A second theme will be more familiar: the changing circumstances and possibilities for Indian women in the years after independence. On the one hand, some major cultural transformations seemed to be underway, symbolically represented by Indira Gandhi’s rise to power. In the novel, the main agent for “progressivism” is actually Meera’s father, who champions what the Congress party says (it takes time for him to learn that there is a big gap between what Congress says, and what it does). But for ordinary women, even in cities like Delhi, not much had really changed through the 1960s, and even “progressive” ideologies can come across as coercive — especially since the ideals don’t always have space to work (it is one thing to espouse women’s independence, but it’s quite another to imagine living happily as a divorced mother in Delhi in the 1960s — a time when, among other things, men almost always got exclusive custody of children in divorce cases). To illustrate what Suri is after regarding gender relations, here is a representative passage from shortly after Meera’s marriage into the Arora family, as she’s observing the customs practiced by her much more conservative in-laws:

Each morning after her bath, I would see Sandhya [Meera’s sister-in-law] in the courtyard, performing her pooja of Arya [Sandhya’s husband]. She would swirl an earthenware lamp resting on a round metal thali in a circle before Arya’s face, as one might in front of a picture of a shrine. She would mark his forehead with ash from the platter, and sometimes dab on some vermilion and a moistened grain of rice. She would bend her head and wait for him to color the parting in her hair with a line of the vermilion. Then she would bend even lower to touch his feet—first the right, then the left. She would run the same hand over her head to bless herself as she began to rise.

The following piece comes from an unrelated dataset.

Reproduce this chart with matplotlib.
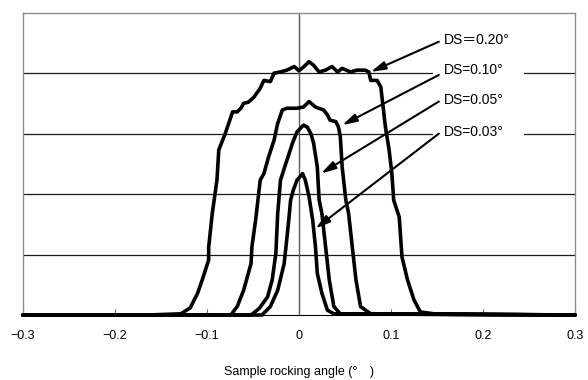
import matplotlib

matplotlib.use("Agg")
import matplotlib.pyplot as plt
from matplotlib.patches import Rectangle

# rocking curves (x in degrees, y in grid units)
x_020 = [-0.3, -0.165, -0.128, -0.118, -0.110, -0.105, -0.098, -0.098, -0.094, -0.089,
         -0.087, -0.080, -0.072, -0.067, -0.063, -0.060, -0.055, -0.049, -0.042, -0.038,
         -0.031, -0.027, -0.020, -0.013, -0.005, 0.000, 0.005, 0.011, 0.016, 0.022,
         0.029, 0.036, 0.042, 0.047, 0.056, 0.063, 0.072, 0.076, 0.078, 0.085,
         0.089, 0.094, 0.098, 0.101, 0.103, 0.109, 0.112, 0.118, 0.125, 0.132,
         0.147, 0.3]
y_020 = [0, 0, 0.02, 0.12, 0.36, 0.58, 0.91, 1.12, 1.69, 2.23,
         2.73, 3.00, 3.36, 3.36, 3.42, 3.50, 3.52, 3.60, 3.75, 3.88,
         3.86, 4.00, 4.02, 4.05, 4.11, 4.04, 4.10, 4.19, 4.13, 4.02,
         4.05, 4.11, 4.02, 4.08, 4.02, 4.05, 4.05, 4.02, 3.88, 3.88,
         3.77, 3.11, 2.73, 2.34, 1.90, 1.62, 0.96, 0.58, 0.25, 0.05,
         0.02, 0]

x_010 = [-0.3, -0.074, -0.067, -0.060, -0.052, -0.051, -0.047, -0.042, -0.038, -0.033,
         -0.027, -0.023, -0.018, -0.013, -0.002, 0.005, 0.011, 0.018, 0.027, 0.031,
         0.034, 0.040, 0.043, 0.045, 0.047, 0.051, 0.054, 0.058, 0.062, 0.067,
         0.078, 0.3]
y_010 = [0, 0, 0.14, 0.41, 0.85, 1.13, 1.57, 2.23, 2.34, 2.61,
         2.89, 3.17, 3.39, 3.42, 3.42, 3.44, 3.53, 3.44, 3.39, 3.31,
         3.22, 3.20, 3.11, 2.95, 2.45, 1.90, 1.68, 1.13, 0.58, 0.14,
         0.02, 0]

x_005 = [-0.3, -0.052, -0.043, -0.034, -0.029, -0.025, -0.023, -0.020, -0.013, -0.007,
         -0.002, 0.005, 0.009, 0.013, 0.016, 0.020, 0.022, 0.025, 0.029, 0.033,
         0.038, 0.045, 0.3]
y_005 = [0, 0, 0.11, 0.30, 0.58, 1.02, 1.68, 2.23, 2.56, 2.84,
         3.03, 3.14, 3.11, 3.00, 2.84, 2.45, 1.90, 1.68, 1.13, 0.58,
         0.14, 0.02, 0]

x_003 = [-0.3, -0.040, -0.031, -0.023, -0.016, -0.014, -0.011, -0.009, -0.006, -0.002,
         0.004, 0.007, 0.011, 0.015, 0.018, 0.020, 0.025, 0.031, 0.038, 0.3]
y_003 = [0, 0, 0.14, 0.41, 0.85, 1.13, 1.57, 1.90, 2.07, 2.23,
         2.34, 2.23, 1.96, 1.57, 1.13, 0.69, 0.36, 0.08, 0.02, 0]

labels = ["DS\uff1d0.20\u00b0", "DS=0.10\u00b0", "DS=0.05\u00b0", "DS=0.03\u00b0"]
label_y = [4.55, 4.05, 3.55, 3.02]
arrow_tail_y = [4.52, 3.97, 3.53, 3.00]
arrow_head = [(0.078, 4.02), (0.047, 3.14), (0.024, 2.34), (0.018, 1.43)]

xticks = [-0.3, -0.2, -0.1, 0, 0.1, 0.2, 0.3]
xticklabels = ["\u22120.3", "\u22120.2", "\u22120.1", "0", "0.1", "0.2", "0.3"]

plt.rcParams["font.family"] = ["Liberation Sans", "Noto Sans CJK JP", "DejaVu Sans"]

fig = plt.figure(figsize=(5.88, 3.80), dpi=100)
ax = fig.add_axes([0.0386, 0.171, 0.9394, 0.7956])

for yg in [1, 2, 3, 4]:
    ax.axhline(yg, color="0.1", lw=0.9, zorder=1)
ax.axvline(0, color="0.35", lw=1.0, zorder=1)

# white text box hiding the gridlines behind the labels
ax.add_patch(Rectangle((0.146, 2.75), 0.098, 1.95, facecolor="white",
                       edgecolor="none", zorder=2))

for xs, ys in [(x_020, y_020), (x_010, y_010), (x_005, y_005), (x_003, y_003)]:
    ax.plot(xs, ys, color="black", lw=2.6, solid_joinstyle="round",
            solid_capstyle="round", zorder=3, clip_on=False)

for lab, ly, ty, head in zip(labels, label_y, arrow_tail_y, arrow_head):
    ax.text(0.158, ly, lab, fontsize=10, va="center", ha="left", zorder=5)
    ax.annotate("", xy=head, xytext=(0.152, ty),
                arrowprops=dict(arrowstyle="-|>,head_length=0.8,head_width=0.22",
                                color="black", lw=1.5, mutation_scale=11,
                                shrinkA=0, shrinkB=0),
                zorder=4)

ax.set_xlim(-0.3, 0.3)
ax.set_ylim(0, 5)
ax.set_xticks(xticks)
ax.set_xticklabels(xticklabels, fontsize=9)
ax.set_yticks([])
ax.tick_params(axis="x", direction="in", length=4, color="0.4", pad=11)
for side in ["left", "right", "top"]:
    ax.spines[side].set_color("0.55")
    ax.spines[side].set_linewidth(1.0)
ax.spines["bottom"].set_color("black")
ax.set_xlabel("Sample rocking angle (\u00b0\u3000)", fontsize=9, labelpad=17)

fig.savefig("out.png", dpi=100)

The first time I saw this pooja, I stood in the kitchen transfixed. The touching of feet was a ritual strictly forbidden by Paji [Meera’s father] in our house. ‘All this scraping, all this servility—hasn’t anyone in this country heard of human dignity? Aren’t there enough gods in the temples already to satisfy this national hunger for groveling? We spent two centuries licking the boots of the British—did you ever see them prostrating themselves at anyone’s feet?’

Meera’s father, referred to in the novel as Paji, is a “reformer” who sharply limits the role of religion, specifically these kinds of religious rituals, in his house. Clearly, part of his distaste at the type of pooja Meera witnesses in her in-laws’ house derives from a kind of colonial hangover — the British didn’t do this, so why do we? On the other hand, quite separate from the British, isn’t he right about the insidious effects of “servility” and “scraping”?

Interestingly, Paji’s character turns out to be coercive and sometimes flat-out cruel. By contrast, the kind of deep devotionalism embodied by Sandhya in the passage above is linked to being utterly disempowered, but it is at least honest. The tension between the two ways of thinking — the two ways of being — is really the central tension in Meera’s mind, as she attempts to survive her unhappy marriage and limited prospects.


There are other things to appreciate in The Age of Shiva. Meera’s husband Dev, for instance, is a singer who tries to make a go of it as a playback singer in Bombay in the 1960s. His idol is the great 1940s icon, K.L. Saigal, who is perhaps best known today for singing the hopeful, mid-tempo classic “Mere Sapno ki Rani,” though back in the day he was best-known as a singer of mournful romantic ballads like this one (“Jab Dil Hi Toot Gaya”). The tragic image of K.L. Saigal is a kind of running leitmotif in The Age of Shiva, and adds somewhat to what is a somewhat elegiac tone overall.

What did readers think of this novel?